The coordination of transition metal cations to multifunctional organic anions has led to reports of a diverse assemblage of coordination polymers. There has been a promise that this divergent approach will result in the development of tunable, functional materials. Despite significant research efforts focused on the development of such materials for EMO applications (electronic, magnetic, optical) and porous materials for adsorption/absorption applications, this promise has remained largely unfulfilled. This presentation describes research directed toward the development of a new convergent approach to synthesize coordination polymers and discrete nanostructures. The fundamental premise is that preassembled, discrete coordination species can be linked via common organic coupling reactions to yield a new generation of coordination polymers, which cannot otherwise be generated by traditional methodologies.

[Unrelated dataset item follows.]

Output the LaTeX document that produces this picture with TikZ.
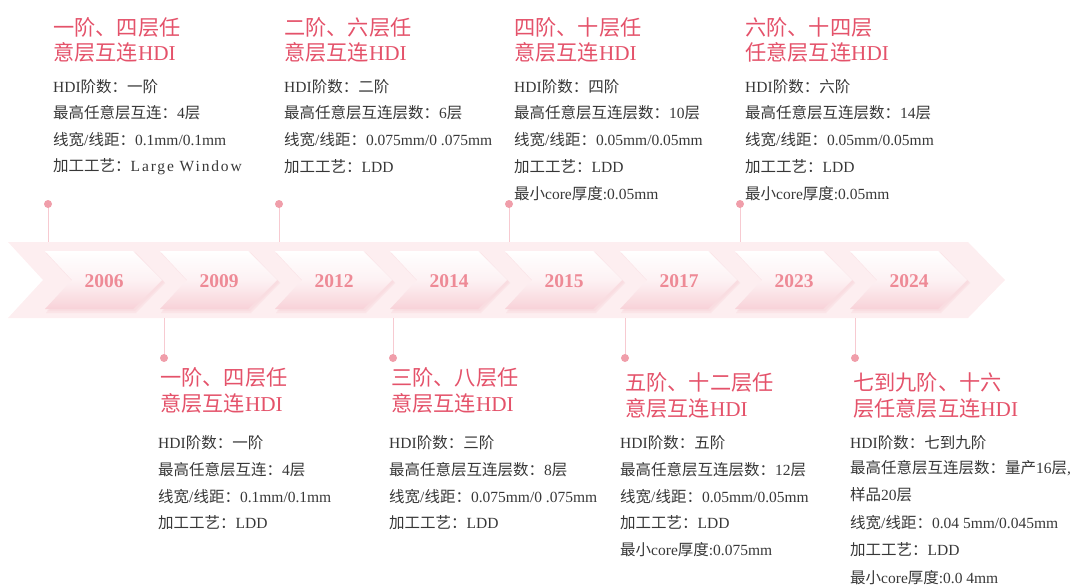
\documentclass[tikz,border=0pt]{standalone}
\usepackage{fontspec}
\setmainfont{Noto Sans CJK SC}
\newfontfamily\latf{Liberation Serif}
\newfontfamily\latw[LetterSpace=12]{Liberation Serif}
\newcommand\lat[1]{{\latf #1}}
\definecolor{titlec}{RGB}{228,82,106}
\definecolor{txtc}{RGB}{55,55,55}
\definecolor{pinc}{RGB}{240,158,170}
\definecolor{pinl}{RGB}{247,202,209}
\definecolor{bandc}{RGB}{253,238,240}
\definecolor{chevb}{RGB}{248,210,216}
\definecolor{yearc}{RGB}{238,138,150}
\begin{document}
\begin{tikzpicture}[x=1pt,y=-1pt,
  titlet/.style={anchor=west,inner sep=0pt,font=\fontsize{21.2}{24}\selectfont,text=titlec},
  det/.style={anchor=west,inner sep=0pt,font=\fontsize{15.5}{18}\selectfont,text=txtc},
  yearlab/.style={inner sep=0pt,font=\latf\bfseries\fontsize{19.5}{22}\selectfont,text=yearc},
  pindot/.style={circle,fill=pinc,inner sep=0pt,minimum size=8pt},
  pinline/.style={draw=pinl,line width=1pt}]
\useasboundingbox (0,0) rectangle (1079,586);

% band
\fill[bandc] (8,242) -- (968,242) -- (1005,280) -- (968,318) -- (8,318) -- (43,280) -- cycle;

% chevrons
\foreach \i/\yr in {0/2006,1/2009,2/2012,3/2014,4/2015,5/2017,6/2023,7/2024}{
  \pgfmathsetmacro\xo{45+115*\i}
  \fill[chevb,opacity=0.35] (\xo+1,253) -- (\xo+91,253) -- (\xo+120,283) -- (\xo+91,313) -- (\xo+1,313) -- (\xo+29,283) -- cycle;
  \fill[chevb,opacity=0.35] (\xo+2,252) -- (\xo+90,252) -- (\xo+119,282) -- (\xo+90,311) -- (\xo+2,311) -- (\xo+29,282) -- cycle;
  \shade[top color=white,bottom color=chevb,middle color=white!70!chevb] (\xo,251) -- (\xo+88,251) -- (\xo+117,280) -- (\xo+88,309) -- (\xo,309) -- (\xo+27,280) -- cycle;
  \node[yearlab] (y\yr) at (\xo+59,281) {\yr};
}

% top pins
\foreach \k/\px in {1/48,2/279,3/509,4/740}{
  \coordinate (tb\k) at (\px,242);
  \draw[pinline] (\px,204) -- (tb\k);
  \node[pindot] (tp\k) at (\px,204) {};
}
% bottom pins
\foreach \k/\px in {1/164,2/393,3/625,4/855}{
  \coordinate (bb\k) at (\px,318);
  \draw[pinline] (bb\k) -- (\px,358);
  \node[pindot] (bp\k) at (\px,358) {};
}

% top block 1
\node[titlet] (t1a) at (53,27) {一阶、四层任};
\node[titlet] (t1b) at (53,52) {意层互连\lat{HDI}};
\node[det] (t1c) at (53,87) {\lat{HDI}阶数：一阶};
\node[det] (t1d) at (53,113) {最高任意层互连：\lat{4}层};
\node[det] (t1e) at (53,140) {线宽\lat{/}线距：\lat{0.1mm/0.1mm}};
\node[det] (t1f) at (53,167) {加工工艺：{\latw Large Window}};

% top block 2
\node[titlet] (t2a) at (284,27) {二阶、六层任};
\node[titlet] (t2b) at (284,52) {意层互连\lat{HDI}};
\node[det] (t2c) at (284,87) {\lat{HDI}阶数：二阶};
\node[det] (t2d) at (284,113) {最高任意层互连层数：\lat{6}层};
\node[det] (t2e) at (284,140) {线宽\lat{/}线距：\lat{0.075mm/0 .075mm}};
\node[det] (t2f) at (284,167) {加工工艺：\lat{LDD}};

% top block 3
\node[titlet] (t3a) at (514,27) {四阶、十层任};
\node[titlet] (t3b) at (514,52) {意层互连\lat{HDI}};
\node[det] (t3c) at (514,87) {\lat{HDI}阶数：四阶};
\node[det] (t3d) at (514,113) {最高任意层互连层数：\lat{10}层};
\node[det] (t3e) at (514,140) {线宽\lat{/}线距：\lat{0.05mm/0.05mm}};
\node[det] (t3f) at (514,167) {加工工艺：\lat{LDD}};
\node[det] (t3g) at (514,194) {最小\lat{core}厚度\lat{:0.05mm}};

% top block 4
\node[titlet] (t4a) at (745,27) {六阶、十四层};
\node[titlet] (t4b) at (745,52) {任意层互连\lat{HDI}};
\node[det] (t4c) at (745,87) {\lat{HDI}阶数：六阶};
\node[det] (t4d) at (745,113) {最高任意层互连层数：\lat{14}层};
\node[det] (t4e) at (745,140) {线宽\lat{/}线距：\lat{0.05mm/0.05mm}};
\node[det] (t4f) at (745,167) {加工工艺：\lat{LDD}};
\node[det] (t4g) at (745,194) {最小\lat{core}厚度\lat{:0.05mm}};

% bottom block 1
\node[titlet] (b1a) at (160,377) {一阶、四层任};
\node[titlet] (b1b) at (160,403) {意层互连\lat{HDI}};
\node[det] (b1c) at (158,443) {\lat{HDI}阶数：一阶};
\node[det] (b1d) at (158,470) {最高任意层互连：\lat{4}层};
\node[det] (b1e) at (158,497) {线宽\lat{/}线距：\lat{0.1mm/0.1mm}};
\node[det] (b1f) at (158,523) {加工工艺：\lat{LDD}};

% bottom block 2
\node[titlet] (b2a) at (391,377) {三阶、八层任};
\node[titlet] (b2b) at (391,403) {意层互连\lat{HDI}};
\node[det] (b2c) at (389,443) {\lat{HDI}阶数：三阶};
\node[det] (b2d) at (389,470) {最高任意层互连层数：\lat{8}层};
\node[det] (b2e) at (389,497) {线宽\lat{/}线距：\lat{0.075mm/0 .075mm}};
\node[det] (b2f) at (389,523) {加工工艺：\lat{LDD}};

% bottom block 3
\node[titlet] (b3a) at (625,382) {五阶、十二层任};
\node[titlet] (b3b) at (625,408) {意层互连\lat{HDI}};
\node[det] (b3c) at (620,443) {\lat{HDI}阶数：五阶};
\node[det] (b3d) at (620,470) {最高任意层互连层数：\lat{12}层};
\node[det] (b3e) at (620,497) {线宽\lat{/}线距：\lat{0.05mm/0.05mm}};
\node[det] (b3f) at (620,523) {加工工艺：\lat{LDD}};
\node[det] (b3g) at (620,550) {最小\lat{core}厚度\lat{:0.075mm}};

% bottom block 4
\node[titlet] (b4a) at (853,382) {七到九阶、十六};
\node[titlet] (b4b) at (853,408) {层任意层互连\lat{HDI}};
\node[det] (b4c) at (850,443) {\lat{HDI}阶数：七到九阶};
\node[det] (b4d) at (850,468) {最高任意层互连层数：量产\lat{16}层\lat{,}};
\node[det] (b4e) at (850,495) {样品\lat{20}层};
\node[det] (b4f) at (850,523) {线宽\lat{/}线距：\lat{0.04 5mm/0.045mm}};
\node[det] (b4g) at (850,550) {加工工艺：\lat{LDD}};
\node[det] (b4h) at (850,578) {最小\lat{core}厚度\lat{:0.0 4mm}};
\end{tikzpicture}
\end{document}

Specifically, we report the successful synthesis and characterization of several discrete coordination species resulting from coupling organic species to transition metal complexes predisposed to certain organic coupling reactions. Our initial focus is on the application of organic transformations that have mild reaction conditions such as Click-reactions (e.g. the Huisgen 1,3-Dipolar Cycloaddition) and alkyne cross coupling reactions (e.g. Sonogoshira and Cadiot-Chodkiewicz reactions). We also report the synthesis and characterization of two new linear coordination polymers prepared by in-situ polymerization via a Glaser-Hay coupling (a homocoupling reaction, closely related to the Cadiot-Chodkiewicz heterocoupling reaction). Of particular interest is the synthesis of 1-D monocopper coordination polymers bridged by 4,4'-(1,3-butadiyne-1,4-diyl)bis-benzoate (Figure 1), which pack in such a way that large channels form with effective dimensions of minimally 1.2nm.